The Congolese government is being accused of killing at least 300 people in retaliation for attacks by a sectarian Katangan opposition group (Ministry for Restoration of Black Africa or MRAN). In December 2013 supporters of MRAN’s leader, Joseph Mukungubila Mutombo (also known as The Eternal Prophet), launched several coordinated attacks in Congo’s capital, Kinshasha. The attackers struck the airport, a military barrack and seized a state TV station. The government denied that it has killed members of Mukungubila’s group. However, European investigators have evidence that between 200 and 250 Mukungubila supporters (mostly civilians) were killed by government forces in Katanga province. Another 70 have been killed in Kinshasha. The government has denied the charges and says they are completely false. Mukungubila was a candidate for president in the 2006 election.
June 1, 2014: The UN has placed 105 Democratic Forces for the Liberation of Rwanda (FDLR) rebels who surrendered in late May in a camp in in the town of Kanyabayonga (North Kivu province). All of the men who surrendered are ethnic Hutus. A spokesman for the group has asked the Rwandan government to negotiate with them about terms for returning to Rwanda. The fighters now have families in Congo and they want to bring their families to Rwanda. The leaders who founded the FDLR were involved in the 1994 Rwandan genocide. The UN estimates that another 1,400 FDLR rebels remain in Congo.
May 31, 2014: The army continues to pursue Allied Democratic Forces (ADF) rebels in North Kivu province. ADF fighters have fled into Virunga National Park. Army units, with UN support, are also pursuing a Mai-Mai militia force operating in the area. The national park’s jungles and rugged terrain provide a refuge for several defeated militias. In early May, an army unit, supported by a Malawian detachment in the UN Intervention Brigade (IBDE) killed two FDLR fighters in Virunga National Park.

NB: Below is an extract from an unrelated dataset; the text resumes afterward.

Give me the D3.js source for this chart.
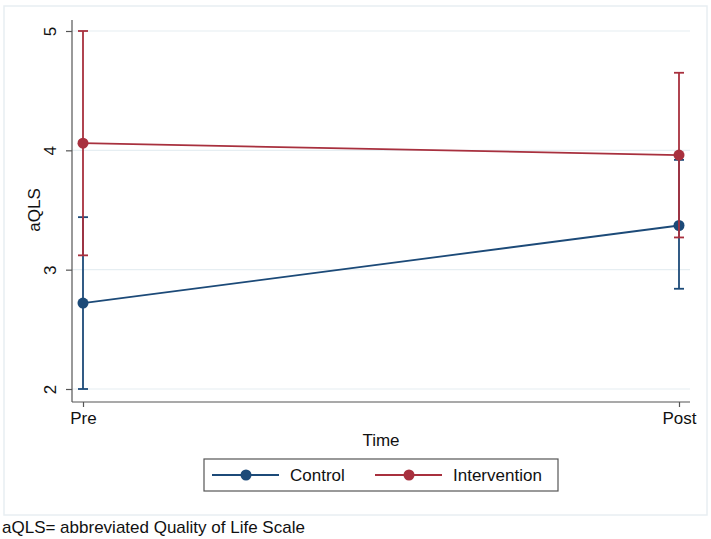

May 30, 2014: Over 100 guerrillas belonging to the FDLR agreed to surrender. The group met with UN and army personnel in North Kivu province and disarmed.
In the Central African Republic (CAR) government leaders insist that illegal militias and armed groups are attempting to destabilize the government. Cited were two recent attacks, one in which two Burundian peacekeepers were shot and killed as they tried to stop a riot. The other incident was bloodier. On May 28 a group of Moslem gunmen attacked a Christian church in Bangui (the CAR capital) killing 17 people and kidnapped another 27.
May 29, 2014: The army announced that its forces had, over the last four days, driven a group of Ugandan Allied Democratic Force (ADF) rebels from the villages Lesse and Abya (North Kivu province). The soldiers killed 64 ADF fighters and captured one while suffering five wounded. The army also seized several large caches of weapons and ammunition. Apparently elements of the UN Intervention Brigade (IBDE) were involved in the operation. One reason to believe this is the huge disparity in casualties (64 ADF dead, no Congolese dead). Someone is procuring very accurate tactical intelligence and someone is applying very effective firepower. That is more typical of the IBDE.
May 24, 2014: French peacekeepers in the CAR fought with a group of former Seleka militants near the town of Bambari (northeastern CAR).
May 23, 2014: The International Court of Justice convicted former Congolese militia leader Germain Katanga on charges of war crimes and crimes against humanity and four war crimes. The war crimes charges included pillaging. He was not directly tied to a specific murder but he did procure weapons which his militia used to massacre villagers in northeastern Congo. He will serve twelve years in prison.
May 21, 2014: The UN and the government have launched another rebel disarmament campaign. The campaign intends to either disband or eradicate some 54 militias which continue to operate in Congo. International donors have promised to provide around $200 million for the program. The program is the Congo’s third major disarmament, demobilization and reintegration (DDR) program. The first two failed. On May 15 the U.S. announced that it will increase funding support for demobilization programs in Congo. Presumably the other funding will come from the European Union.
May 20, 2014: A group of former Seleka rebels in the Central African Republic (CAR) declared that it has successfully reorganized. The group claimed that it has a new chain of command and that it is now taking control of rogue bands of former Seleka fighters.
May 16, 2014: South Africa reported that its forces serving with the UN Intervention Brigade in eastern Congo are bivouacked on Triple Tower Mountain near the village of Kibati (North Kivu province). Army units are also in the area. South African and Tanzanian officers in the IBDE said that there is a lull in the fighting in the area.
May 14, 2014: There is another wave of reports of elephant poaching occurring in Congo’s Garamba National park. Park rangers estimate that 33 elephants have been killed in the park since late March 2014. The Ugandan rebel Lords Resistance Army (LRA) is on the short list of suspects. The LRA trades elephant ivory and meat for supplies.